It's now been a few months since Tencent Music (NYSE:TME) went public, after a slight delay due to market volatility last year. The Chinese music platform just reported its first earnings release as a public company -- and it wasn't music to investors' ears. Tencent Music had already braced investors for a net loss in the fourth quarter, noting in its prospectus that it issued roughly $220 million in shares to music label partners. "As a result of this material one-off, non-cash accounting charge, we expect to record a net loss for the three months ending December 31, 2018," Tencent Music wrote. Despite the warning, the stock is getting crushed today.
Here's how the rest of the release played out.
More paying users but rising costs
Revenue in the fourth quarter jumped 51% to $785 million, which translated into a net loss of $127 million, or $0.08 per American depository share (ADS). The company primarily attributed the red ink to the aforementioned share issuances, which ended up costing the company $221 million after issuing the shares to Warner Music Group and Sony Music Entertainment. On a non-IFRS basis, Tencent Music reported a profit of $133 million, or $0.08 per ADS.
In terms of key operating metrics, mobile monthly active users (MAUs) in the online music segment came in at 644 million, up from 603 million a year ago but down from 655 million in the third quarter. Mobile MAUs on the social entertainment side of the business were 228 million. There are now 27 million paying users in online music, and 10.2 million paying users in social entertainment. That represents a sequential uptick in the paying ratio for online music (4.2%).
Monthly average revenue per paying user (ARPPU) was 8.6 yuan ($1.28) in online music and 126.7 yuan ($18.93) in social entertainment. Monetization of social entertainment remains far stronger than online music -- and is rapidly improving.
Check out the latest earnings call transcript for Tencent Music.
However, investors appear concerned about rising costs.
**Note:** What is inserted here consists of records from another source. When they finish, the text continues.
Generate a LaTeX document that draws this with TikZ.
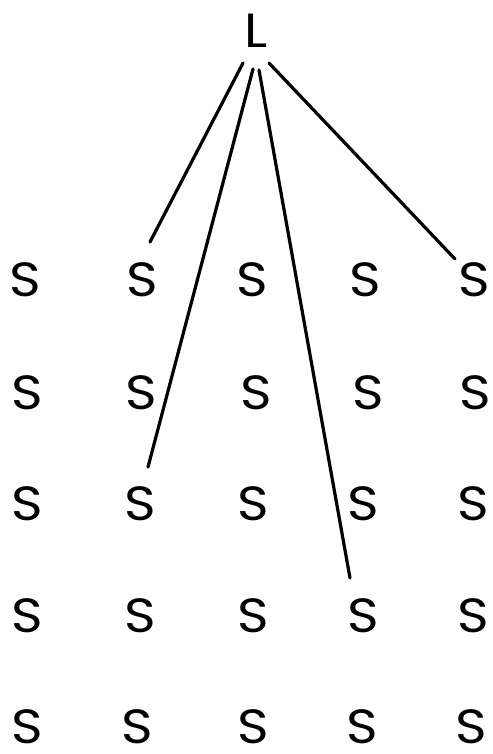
\documentclass[tikz,border=0pt]{standalone}
\usepackage{fontspec}
\setmainfont[FakeStretch=1.12]{Poppins}
\usetikzlibrary{calc}
\begin{document}
\begin{tikzpicture}[x=1pt,y=-1pt,
  letter/.style={inner sep=0pt,font=\fontsize{48}{48}\selectfont},
  link/.style={line width=3.2pt,line cap=round}]
\useasboundingbox (0,0) rectangle (492,754);
\node[letter] (L) at (256,31) {L};
% row 1
\node[letter] (s11) at (25,280) {S};
\node[letter] (s12) at (142,280) {S};
\node[letter] (s13) at (252,280) {S};
\node[letter] (s14) at (365,280) {S};
\node[letter] (s15) at (474,280) {S};
% row 2
\node[letter] (s21) at (27,393) {S};
\node[letter] (s22) at (141,393) {S};
\node[letter] (s23) at (256,393) {S};
\node[letter] (s24) at (368,393) {S};
\node[letter] (s25) at (475,393) {S};
% row 3
\node[letter] (s31) at (27,504) {S};
\node[letter] (s32) at (140,504) {S};
\node[letter] (s33) at (253,504) {S};
\node[letter] (s34) at (363,504) {S};
\node[letter] (s35) at (473,504) {S};
% row 4
\node[letter] (s41) at (27,616) {S};
\node[letter] (s42) at (140,616) {S};
\node[letter] (s43) at (253,616) {S};
\node[letter] (s44) at (363,616) {S};
\node[letter] (s45) at (473,616) {S};
% row 5
\node[letter] (s51) at (27,727) {S};
\node[letter] (s52) at (137,727) {S};
\node[letter] (s53) at (253,727) {S};
\node[letter] (s54) at (362,727) {S};
\node[letter] (s55) at (471,727) {S};
% connector ends
\coordinate (a0) at ($(L)+(-13,32)$);
\coordinate (b0) at ($(L)+(-3,38)$);
\coordinate (c0) at ($(L)+(3,39)$);
\coordinate (d0) at ($(L)+(13,32)$);
\coordinate (a1) at ($(s12)+(8,-38)$);
\coordinate (b1) at ($(s32)+(8,-37)$);
\coordinate (c1) at ($(s44)+(-13,-38)$);
\coordinate (d1) at ($(s15)+(-19,-21)$);
\draw[link] (a0) -- (a1);
\draw[link] (b0) -- (b1);
\draw[link] (c0) -- (c1);
\draw[link] (d0) -- (d1);
\end{tikzpicture}
\end{document}
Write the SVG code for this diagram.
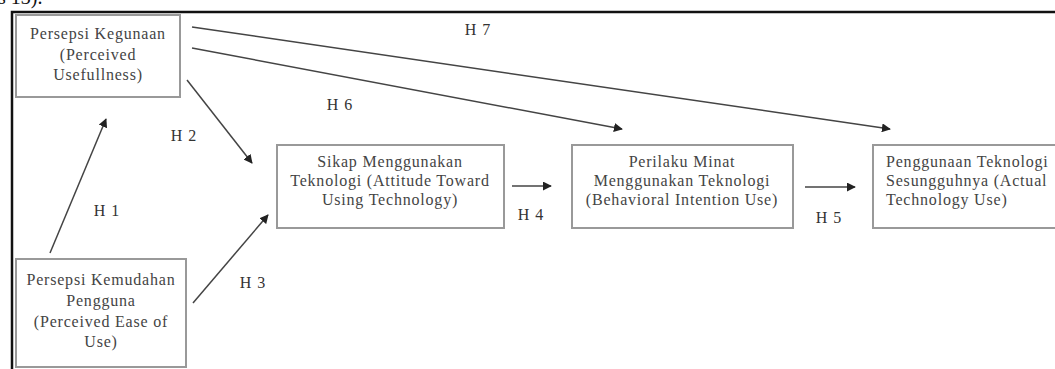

Cost of revenue jumped 63% -- outpacing top-line growth -- to $518 million, as Tencent Music invested heavily in original music content and licensing costs rose. Revenue-sharing fees, which relate to Tencent Music's cut of virtual gifts to live-streaming performers, also increased.
"During the fourth quarter of 2018, we recorded strong growth across our business lines, including both online music and social entertainment services, and solidified our market leadership," CEO Cussion Kar Shun Pang said in a statement. "To fuel our growth for the years to come, we are firmly committed to continue investing in premium content offering, innovative products and proprietary technology."
Total operating expenses increased 58% to $197 million, driven in part by increased spending on promotional activity. That all led to an operating loss of $141 million after including the share issuance charges. On the earnings call, Chief Strategy Officer Cheuk Tung Yip said that Tencent Music hopes to continue improving its paying ratio of users going forward, which is relatively low when compared to peer streaming services like Spotify.